* Objective *
Your job is to retype all of the data word for word, leaving every image out.

* Supplied material *
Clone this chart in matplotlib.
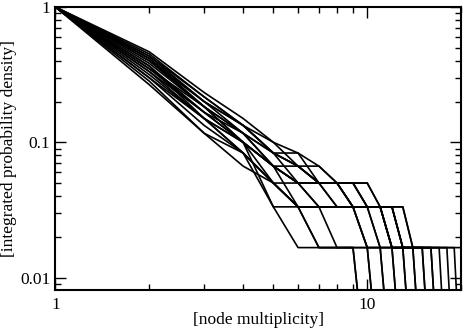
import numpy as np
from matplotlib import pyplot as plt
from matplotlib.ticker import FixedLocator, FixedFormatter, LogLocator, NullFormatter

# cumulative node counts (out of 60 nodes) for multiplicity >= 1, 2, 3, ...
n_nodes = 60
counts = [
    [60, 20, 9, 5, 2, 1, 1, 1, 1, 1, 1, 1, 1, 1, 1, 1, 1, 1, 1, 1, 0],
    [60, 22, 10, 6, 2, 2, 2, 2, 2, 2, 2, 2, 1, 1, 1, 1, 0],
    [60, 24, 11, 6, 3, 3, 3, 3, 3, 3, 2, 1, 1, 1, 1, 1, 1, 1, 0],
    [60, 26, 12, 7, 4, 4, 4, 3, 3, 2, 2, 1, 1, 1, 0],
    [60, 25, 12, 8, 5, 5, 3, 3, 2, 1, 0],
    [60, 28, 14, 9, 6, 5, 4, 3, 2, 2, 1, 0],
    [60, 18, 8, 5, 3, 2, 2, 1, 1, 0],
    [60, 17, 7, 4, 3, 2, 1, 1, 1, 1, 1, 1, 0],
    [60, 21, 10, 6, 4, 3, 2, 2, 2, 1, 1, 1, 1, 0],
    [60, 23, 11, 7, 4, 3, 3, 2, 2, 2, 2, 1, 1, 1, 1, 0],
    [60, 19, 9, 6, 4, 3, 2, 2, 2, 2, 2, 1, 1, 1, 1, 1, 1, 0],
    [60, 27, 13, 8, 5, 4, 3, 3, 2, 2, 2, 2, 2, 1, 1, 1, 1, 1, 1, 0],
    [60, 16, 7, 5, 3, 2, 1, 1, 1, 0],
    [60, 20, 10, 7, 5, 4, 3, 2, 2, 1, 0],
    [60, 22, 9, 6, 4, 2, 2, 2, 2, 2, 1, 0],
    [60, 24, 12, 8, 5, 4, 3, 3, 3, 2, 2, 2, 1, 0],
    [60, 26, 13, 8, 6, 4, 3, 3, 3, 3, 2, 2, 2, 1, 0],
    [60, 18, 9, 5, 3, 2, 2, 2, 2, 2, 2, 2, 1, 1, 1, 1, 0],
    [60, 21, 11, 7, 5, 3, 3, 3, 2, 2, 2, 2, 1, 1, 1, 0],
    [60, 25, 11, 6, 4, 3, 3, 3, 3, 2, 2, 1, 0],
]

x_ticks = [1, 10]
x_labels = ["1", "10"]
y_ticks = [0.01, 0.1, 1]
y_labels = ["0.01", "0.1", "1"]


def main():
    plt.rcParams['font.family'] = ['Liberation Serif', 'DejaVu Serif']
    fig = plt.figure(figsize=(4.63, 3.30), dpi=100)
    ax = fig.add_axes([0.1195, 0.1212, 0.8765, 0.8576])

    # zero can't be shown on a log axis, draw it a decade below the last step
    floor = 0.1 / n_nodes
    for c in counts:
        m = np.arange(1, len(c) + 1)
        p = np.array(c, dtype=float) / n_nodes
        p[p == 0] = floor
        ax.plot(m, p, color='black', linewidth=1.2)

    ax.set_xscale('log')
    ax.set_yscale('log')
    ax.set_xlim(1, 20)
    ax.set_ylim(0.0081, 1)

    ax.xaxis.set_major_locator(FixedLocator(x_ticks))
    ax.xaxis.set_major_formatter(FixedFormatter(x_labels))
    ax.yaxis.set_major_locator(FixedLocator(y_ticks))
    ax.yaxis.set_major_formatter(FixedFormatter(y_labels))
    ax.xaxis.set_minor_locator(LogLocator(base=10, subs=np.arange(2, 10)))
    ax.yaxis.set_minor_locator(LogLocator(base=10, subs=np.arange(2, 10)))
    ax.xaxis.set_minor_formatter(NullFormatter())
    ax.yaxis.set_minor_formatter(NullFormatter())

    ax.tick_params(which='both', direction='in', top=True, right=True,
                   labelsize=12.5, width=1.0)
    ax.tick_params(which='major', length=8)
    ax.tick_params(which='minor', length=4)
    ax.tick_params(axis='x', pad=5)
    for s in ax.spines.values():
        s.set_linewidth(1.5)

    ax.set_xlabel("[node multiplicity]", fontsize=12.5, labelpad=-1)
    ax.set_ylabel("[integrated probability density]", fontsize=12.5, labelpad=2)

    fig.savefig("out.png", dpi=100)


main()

* Task result *
Clone this chart in matplotlib.
import numpy as np
from matplotlib import pyplot as plt
from matplotlib.ticker import FixedLocator, FixedFormatter, LogLocator, NullFormatter

# cumulative node counts (out of 60 nodes) for multiplicity >= 1, 2, 3, ...
n_nodes = 60
counts = [
    [60, 20, 9, 5, 2, 1, 1, 1, 1, 1, 1, 1, 1, 1, 1, 1, 1, 1, 1, 1, 0],
    [60, 22, 10, 6, 2, 2, 2, 2, 2, 2, 2, 2, 1, 1, 1, 1, 0],
    [60, 24, 11, 6, 3, 3, 3, 3, 3, 3, 2, 1, 1, 1, 1, 1, 1, 1, 0],
    [60, 26, 12, 7, 4, 4, 4, 3, 3, 2, 2, 1, 1, 1, 0],
    [60, 25, 12, 8, 5, 5, 3, 3, 2, 1, 0],
    [60, 28, 14, 9, 6, 5, 4, 3, 2, 2, 1, 0],
    [60, 18, 8, 5, 3, 2, 2, 1, 1, 0],
    [60, 17, 7, 4, 3, 2, 1, 1, 1, 1, 1, 1, 0],
    [60, 21, 10, 6, 4, 3, 2, 2, 2, 1, 1, 1, 1, 0],
    [60, 23, 11, 7, 4, 3, 3, 2, 2, 2, 2, 1, 1, 1, 1, 0],
    [60, 19, 9, 6, 4, 3, 2, 2, 2, 2, 2, 1, 1, 1, 1, 1, 1, 0],
    [60, 27, 13, 8, 5, 4, 3, 3, 2, 2, 2, 2, 2, 1, 1, 1, 1, 1, 1, 0],
    [60, 16, 7, 5, 3, 2, 1, 1, 1, 0],
    [60, 20, 10, 7, 5, 4, 3, 2, 2, 1, 0],
    [60, 22, 9, 6, 4, 2, 2, 2, 2, 2, 1, 0],
    [60, 24, 12, 8, 5, 4, 3, 3, 3, 2, 2, 2, 1, 0],
    [60, 26, 13, 8, 6, 4, 3, 3, 3, 3, 2, 2, 2, 1, 0],
    [60, 18, 9, 5, 3, 2, 2, 2, 2, 2, 2, 2, 1, 1, 1, 1, 0],
    [60, 21, 11, 7, 5, 3, 3, 3, 2, 2, 2, 2, 1, 1, 1, 0],
    [60, 25, 11, 6, 4, 3, 3, 3, 3, 2, 2, 1, 0],
]

x_ticks = [1, 10]
x_labels = ["1", "10"]
y_ticks = [0.01, 0.1, 1]
y_labels = ["0.01", "0.1", "1"]


def main():
    plt.rcParams['font.family'] = ['Liberation Serif', 'DejaVu Serif']
    fig = plt.figure(figsize=(4.63, 3.30), dpi=100)
    ax = fig.add_axes([0.1195, 0.1212, 0.8765, 0.8576])

    # zero can't be shown on a log axis, draw it a decade below the last step
    floor = 0.1 / n_nodes
    for c in counts:
        m = np.arange(1, len(c) + 1)
        p = np.array(c, dtype=float) / n_nodes
        p[p == 0] = floor
        ax.plot(m, p, color='black', linewidth=1.2)

    ax.set_xscale('log')
    ax.set_yscale('log')
    ax.set_xlim(1, 20)
    ax.set_ylim(0.0081, 1)

    ax.xaxis.set_major_locator(FixedLocator(x_ticks))
    ax.xaxis.set_major_formatter(FixedFormatter(x_labels))
    ax.yaxis.set_major_locator(FixedLocator(y_ticks))
    ax.yaxis.set_major_formatter(FixedFormatter(y_labels))
    ax.xaxis.set_minor_locator(LogLocator(base=10, subs=np.arange(2, 10)))
    ax.yaxis.set_minor_locator(LogLocator(base=10, subs=np.arange(2, 10)))
    ax.xaxis.set_minor_formatter(NullFormatter())
    ax.yaxis.set_minor_formatter(NullFormatter())

    ax.tick_params(which='both', direction='in', top=True, right=True,
                   labelsize=12.5, width=1.0)
    ax.tick_params(which='major', length=8)
    ax.tick_params(which='minor', length=4)
    ax.tick_params(axis='x', pad=5)
    for s in ax.spines.values():
        s.set_linewidth(1.5)

    ax.set_xlabel("[node multiplicity]", fontsize=12.5, labelpad=-1)
    ax.set_ylabel("[integrated probability density]", fontsize=12.5, labelpad=2)

    fig.savefig("out.png", dpi=100)


main()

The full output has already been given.